Of course, this is why Democrats ultimately allowed Dean to fail in 04–Kerry just looked like a president, even if he was wooden and boring. This is why they let Obama win in 08–they knew that at the end of the day more men (and even a lot of women) would rather see a black man than a woman of any color in the white house. I suppose they should have taken the same approach with Bernie, but Bernie projected less of the “here’s what an American president should look like” than even Hillary. So, the Democrats hedged their bets that more people would want to say “Hillary is our president” to their children than say “Bernie is our president.”

But, too many people wanted something that was the complete opposite of Obama, and that’s what we got. Is it racist and sexist? Absolutely. Most people would deny that they think this way, but I think we all do to some degree.
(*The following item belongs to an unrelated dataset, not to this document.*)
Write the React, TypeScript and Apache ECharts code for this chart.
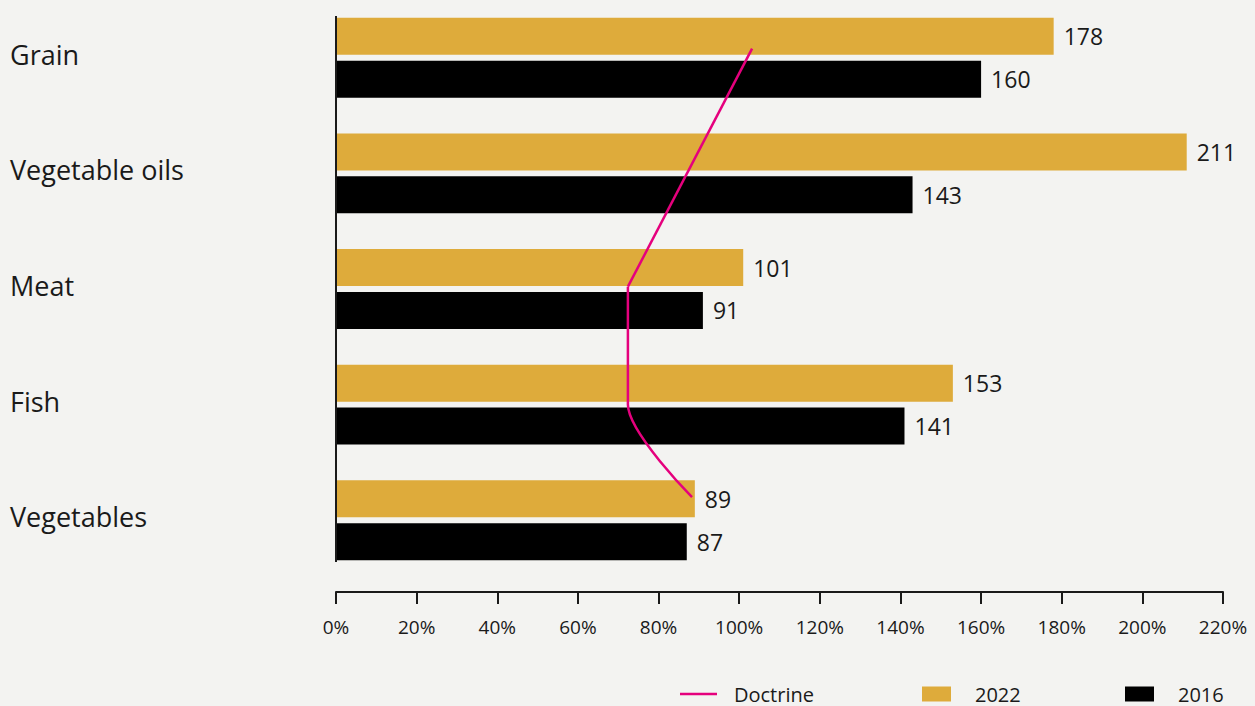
import React, { useEffect, useRef } from "react";
import * as echarts from "echarts";

// Self-sufficiency by product group, % of domestic demand
const categories = ["Grain", "Vegetable oils", "Meat", "Fish", "Vegetables"];
const values2022 = [178, 211, 101, 153, 89];
const values2016 = [160, 143, 91, 141, 87];

// Doctrine threshold line: share (%) at each vertex and the row it sits at (0 = Grain row)
const doctrineShare = [103.2, 72.4, 72.4, 88.3];
const doctrineRow = [-0.08, 1.98, 3.0, 3.8];

const xMin = 0;
const xMax = 220;
const xStep = 20;

const FONT = "'Open Sans', 'Noto Sans', sans-serif";
const INK = "#1a1a1a";
const GOLD = "#deab3b";
const BLACK = "#000000";
const PINK = "#e5007d";
const BG = "#f3f3f1";

export default function App() {
  const ref = useRef<HTMLDivElement>(null);

  useEffect(() => {
    if (!ref.current) return;
    const chart = echarts.init(ref.current, undefined, { renderer: "svg" });

    const doctrinePoints = doctrineShare.map((v, i) => [v, doctrineRow[i]]);
    const valueLabel = {
      show: true,
      position: "right",
      distance: 10,
      fontSize: 23,
      color: INK,
      fontFamily: FONT,
    };
    const legendText = (pad: number) => ({
      fontSize: 20,
      color: INK,
      fontFamily: FONT,
      padding: [0, 0, 0, pad],
    });

    chart.setOption({
      animation: false,
      backgroundColor: BG,
      textStyle: { fontFamily: FONT, color: INK },
      grid: { left: 336, right: 32, top: -2, height: 580, containLabel: false },
      xAxis: {
        type: "value",
        min: xMin,
        max: xMax,
        interval: xStep,
        position: "bottom",
        offset: 14,
        axisLine: { show: true, onZero: false, lineStyle: { color: INK, width: 2 } },
        axisTick: { show: true, length: 12, lineStyle: { color: INK, width: 2 } },
        splitLine: { show: false },
        axisLabel: {
          formatter: "{value}%",
          fontSize: 19,
          color: INK,
          fontFamily: FONT,
          margin: 25,
        },
      },
      yAxis: [
        {
          type: "category",
          data: categories,
          inverse: true,
          axisLine: { show: false },
          axisTick: { show: false },
          splitLine: { show: false },
          axisLabel: {
            align: "left",
            margin: 326,
            formatter: "{name|{value}}",
            rich: {
              name: {
                fontSize: 27,
                color: INK,
                fontFamily: FONT,
                padding: [0, 0, 7, 0],
              },
            },
          },
        },
        {
          type: "value",
          min: -0.5,
          max: 4.5,
          inverse: true,
          show: false,
        },
      ],
      legend: [
        {
          data: ["Doctrine"],
          left: 675,
          top: 679,
          icon: "rect",
          itemWidth: 37,
          itemHeight: 2.5,
          itemStyle: { color: PINK },
          textStyle: legendText(12),
        },
        {
          data: ["2022"],
          left: 917,
          top: 679,
          icon: "rect",
          itemWidth: 29,
          itemHeight: 15,
          textStyle: legendText(19),
        },
        {
          data: ["2016"],
          left: 1120,
          top: 679,
          icon: "rect",
          itemWidth: 29,
          itemHeight: 15,
          textStyle: legendText(19),
        },
      ],
      graphic: [
        {
          type: "line",
          z: 100,
          shape: { x1: 336, y1: 16, x2: 336, y2: 562 },
          style: { stroke: INK, lineWidth: 2 },
        },
      ],
      series: [
        {
          name: "2022",
          type: "bar",
          data: values2022,
          barWidth: 37,
          barGap: "16%",
          itemStyle: { color: GOLD },
          label: valueLabel,
        },
        {
          name: "2016",
          type: "bar",
          data: values2016,
          barWidth: 37,
          barGap: "16%",
          itemStyle: { color: BLACK },
          label: valueLabel,
        },
        {
          name: "Doctrine",
          type: "line",
          yAxisIndex: 1,
          data: doctrinePoints.slice(0, 2),
          symbol: "none",
          smooth: false,
          lineStyle: { color: PINK, width: 2.5 },
          itemStyle: { color: PINK },
          z: 5,
        },
        {
          name: "Doctrine",
          type: "line",
          yAxisIndex: 1,
          data: doctrinePoints.slice(1),
          symbol: "none",
          smooth: 0.3,
          smoothMonotone: "y",
          lineStyle: { color: PINK, width: 2.5 },
          itemStyle: { color: PINK },
          z: 5,
        },
      ],
    });

    return () => chart.dispose();
  }, []);

  return (
    <div
      ref={ref}
      style={{ position: "absolute", left: 0, top: 0, width: 1255, height: 706, background: BG }}
    />
  );
}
I mean, I personally would rather tell my children Hillary was our president than the traitorous pussy-grabber we have in the White House right now, but my vote and my opinions matter very little when it comes to your average white, middle-class suburban American psychology. People are terrified of America becoming too brown or too liberal or having a woman telling them what to do. People want the President to look and talk like what they think a President should look and talk like, which is what their parents and Hollywood has told them since childhood–and that person generally should be a middle-aged, middle-height white dude with some distinguished gray hair but not too gray and no visible bald spots. Basically, Mitt Romney minus the Mormonism, though I think that after these four years of a train wreck, many many people would love to have Mitt be their president.

Thursday, July 20…
Up early in Charlotte, NC with the baby while his mom still sleeps. A fairly non-eventful ride into Charlotte from Knoxville. The hills and trees were making me swoon. Why have I devoted my life to living somewhere with so few trees? I love the beach, I love mountains, I love places where trees are everywhere. I live in Austin. Each year that has passed has seen me come up with a new reason to remain there, mostly centered around family and fear of the unknown. After a year of full-time chugging away at a job, I think I’m going to make the push to live some place else–maybe Portland, Charlotte, Boulder–I probably don’t even really care at this point, other than to be somewhere new.
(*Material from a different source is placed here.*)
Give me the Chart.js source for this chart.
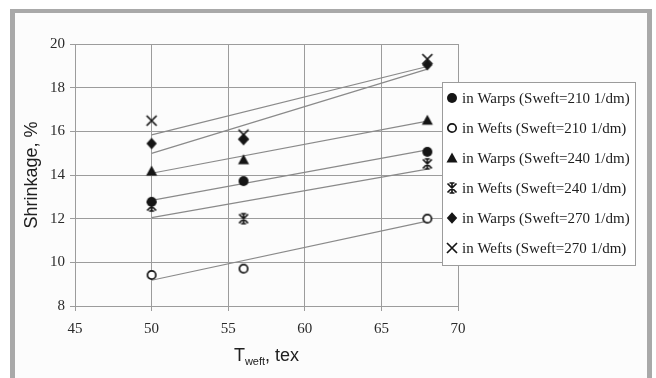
<!DOCTYPE html>
<html>
<head>
<meta charset="utf-8">
<script src="https://cdn.jsdelivr.net/npm/chart.js@4.4.1/dist/chart.umd.min.js"></script>
<style>
  html, body { margin: 0; padding: 0; background: #fff; overflow: hidden; }
  #wrap  { position: relative; width: 656px; height: 378px; overflow: hidden; }
  #frame { position: absolute; left: 10px; top: 9px; width: 632px; height: 420px;
           border: 5px solid #a9a9a9; border-top-width: 4px; background: #fcfcfc; }
  #chart { position: absolute; left: 0; top: 0; }
</style>
</head>
<body>
<div id="wrap">
  <div id="frame"></div>
  <canvas id="chart" width="656" height="378"></canvas>
</div>
<script>
// ------------------------------------------------------------
//  Shrinkage vs weft linear density
// ------------------------------------------------------------

const TEX = [50, 56, 68];

const WARPS_210 = [12.77, 13.72, 15.06];
const WEFTS_210 = [9.42, 9.71, 12.0];
const WARPS_240 = [14.18, 14.70, 16.51];
const WEFTS_240 = [12.58, 12.0, 14.51];
const WARPS_270 = [15.44, 15.62, 19.05];
const WEFTS_270 = [16.49, 15.85, 19.31];

// trend lines: value at the two ends (50 and 68 tex)
const TREND_X = [50, 68];
const TREND_WARPS_210 = [12.84, 15.15];
const TREND_WEFTS_210 = [9.18, 11.89];
const TREND_WARPS_240 = [14.08, 16.47];
const TREND_WEFTS_240 = [12.05, 14.27];
const TREND_WARPS_270 = [14.99, 18.85];
const TREND_WEFTS_270 = [15.84, 18.97];

const X_TICKS = [45, 50, 55, 60, 65, 70];
const Y_TICKS = [8, 10, 12, 14, 16, 18, 20];

const LABELS = [
  "in Warps (Sweft=210 1/dm)",
  "in Wefts (Sweft=210 1/dm)",
  "in Warps (Sweft=240 1/dm)",
  "in Wefts (Sweft=240 1/dm)",
  "in Warps (Sweft=270 1/dm)",
  "in Wefts (Sweft=270 1/dm)",
];

const INK  = "#151515";
const GRID = "#9c9c9c";
const SERIF = "'Liberation Serif', 'Times New Roman', serif";
const SANS  = "'Liberation Sans', Arial, sans-serif";

// маркеры рисуем сами, как в Excel
function marker(kind) {
  const s = 14, m = s / 2;
  const c = document.createElement("canvas");
  c.width = s; c.height = s;
  const g = c.getContext("2d");
  g.fillStyle = INK; g.strokeStyle = INK; g.lineWidth = 1.7;
  g.beginPath();
  switch (kind) {
    case "dot":
      g.arc(m, m, 5, 0, Math.PI * 2); g.fill(); break;
    case "ring":
      g.arc(m, m, 4.2, 0, Math.PI * 2);
      g.fillStyle = "#fff"; g.fill(); g.stroke(); break;
    case "tri":
      g.moveTo(m, m - 5.5); g.lineTo(m + 5.5, m + 4.5); g.lineTo(m - 5.5, m + 4.5);
      g.closePath(); g.fill(); break;
    case "star":
      g.moveTo(m - 4.5, m - 4.5); g.lineTo(m + 4.5, m + 4.5);
      g.moveTo(m + 4.5, m - 4.5); g.lineTo(m - 4.5, m + 4.5);
      g.moveTo(m, m - 5.5); g.lineTo(m, m + 5.5);
      g.moveTo(m - 2.5, m - 5); g.lineTo(m + 2.5, m - 5);
      g.moveTo(m - 2.5, m + 5); g.lineTo(m + 2.5, m + 5);
      g.stroke(); break;
    case "diamond":
      g.moveTo(m, m - 5.8); g.lineTo(m + 5.2, m); g.lineTo(m, m + 5.8); g.lineTo(m - 5.2, m);
      g.closePath(); g.fill(); break;
    case "cross":
      g.moveTo(m - 5, m - 5); g.lineTo(m + 5, m + 5);
      g.moveTo(m + 5, m - 5); g.lineTo(m - 5, m + 5);
      g.stroke(); break;
  }
  return c;
}

const MARKERS = ["dot", "ring", "tri", "star", "diamond", "cross"].map(marker);

const SERIES = [WARPS_210, WEFTS_210, WARPS_240, WEFTS_240, WARPS_270, WEFTS_270];
const TRENDS = [TREND_WARPS_210, TREND_WEFTS_210, TREND_WARPS_240,
                TREND_WEFTS_240, TREND_WARPS_270, TREND_WEFTS_270];

const pointSets = SERIES.map((vals, i) => ({
  label: LABELS[i],
  data: TEX.map((x, j) => ({ x, y: vals[j] })),
  showLine: false,
  pointStyle: MARKERS[i],
  pointRadius: 6,
}));

const trendSets = TRENDS.map(vals => ({
  label: "",
  data: TREND_X.map((x, j) => ({ x, y: vals[j] })),
  showLine: true,
  borderColor: "#8a8a8a",
  borderWidth: 1.2,
  pointRadius: 0,
}));

// легенда в рамке поверх графика
const boxLegend = {
  id: "boxLegend",
  afterDraw(chart) {
    const ctx = chart.ctx;
    const x0 = 442, y0 = 82, w = 193, h = 183;
    ctx.save();
    ctx.fillStyle = "#fff";
    ctx.fillRect(x0, y0, w, h);
    ctx.strokeStyle = GRID; ctx.lineWidth = 1;
    ctx.strokeRect(x0 + 0.5, y0 + 0.5, w, h);
    ctx.font = "15px " + SERIF;
    ctx.fillStyle = "#202020";
    ctx.textBaseline = "middle";
    LABELS.forEach((t, i) => {
      const y = y0 + 16 + i * 30;
      ctx.drawImage(MARKERS[i], x0 + 10 - 7, y - 7);
      ctx.fillText(t, x0 + 20, y + 1);
    });
    ctx.restore();
  },
};

// подпись оси X с индексом: T_weft, tex
const xTitle = {
  id: "xTitle",
  afterDraw(chart) {
    const ctx = chart.ctx, a = chart.chartArea;
    const big = "18px " + SANS, small = "11px " + SANS;
    ctx.save();
    ctx.fillStyle = "#202020";
    ctx.textBaseline = "alphabetic";
    ctx.font = big;   const wT = ctx.measureText("T").width;
    const wTail = ctx.measureText(", tex").width;
    ctx.font = small; const wSub = ctx.measureText("weft").width;
    let x = (a.left + a.right) / 2 - (wT + wSub + wTail) / 2;
    const base = 361;
    ctx.font = big;   ctx.fillText("T", x, base); x += wT;
    ctx.font = small; ctx.fillText("weft", x, base + 4); x += wSub;
    ctx.font = big;   ctx.fillText(", tex", x, base);
    ctx.restore();
  },
};

new Chart(document.getElementById("chart"), {
  type: "scatter",
  data: { datasets: [...pointSets, ...trendSets] },
  plugins: [boxLegend, xTitle],
  options: {
    responsive: false,
    animation: false,
    events: [],
    layout: { padding: { left: 0, right: 198, top: 44, bottom: 0 } },
    plugins: { legend: { display: false }, tooltip: { enabled: false } },
    scales: {
      x: {
        type: "linear",
        min: 45, max: 70,
        afterBuildTicks: s => { s.ticks = X_TICKS.map(v => ({ value: v })); },
        afterFit: s => { s.height = 72; },
        grid: { color: GRID, lineWidth: 1, tickLength: 5 },
        border: { color: GRID },
        ticks: { font: { family: SERIF, size: 15 }, color: "#2a2a2a", padding: 9, maxRotation: 0 },
      },
      y: {
        type: "linear",
        min: 8, max: 20,
        afterBuildTicks: s => { s.ticks = Y_TICKS.map(v => ({ value: v })); },
        afterFit: s => { s.width = 75; },
        grid: { color: GRID, lineWidth: 1, tickLength: 5 },
        border: { color: GRID },
        ticks: { font: { family: SERIF, size: 15 }, color: "#2a2a2a", padding: 5 },
        title: {
          display: true,
          text: "Shrinkage, %",
          font: { family: SANS, size: 18 },
          color: "#202020",
          padding: { top: 21, bottom: 0 },
        },
      },
    },
  },
});
</script>
</body>
</html>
I’ve entered into that awful period of silence where it seems like no one is really interested in talking to me, but I would really like to have someone available to discuss some of the decisions I’ve made, as well as make sure that I am still running on the right track.

***
Those thoughts were this morning. I recognize that it is pure folly to expect instant and constant validation from everyone for whatever pops into your head.

I think that I have been cycling through a lot of latent bullshit over needing to be affirmed as if I am four, and it’s got to stop. The world is mean and doesn’t care about you, and that’s that. I don’t need any more bitch sessions, and I apologize for all the writing that amounts to only that…

Nobody is going to be happy all the time about my decisions but me. That’s just the way it works. I’m the same way toward others.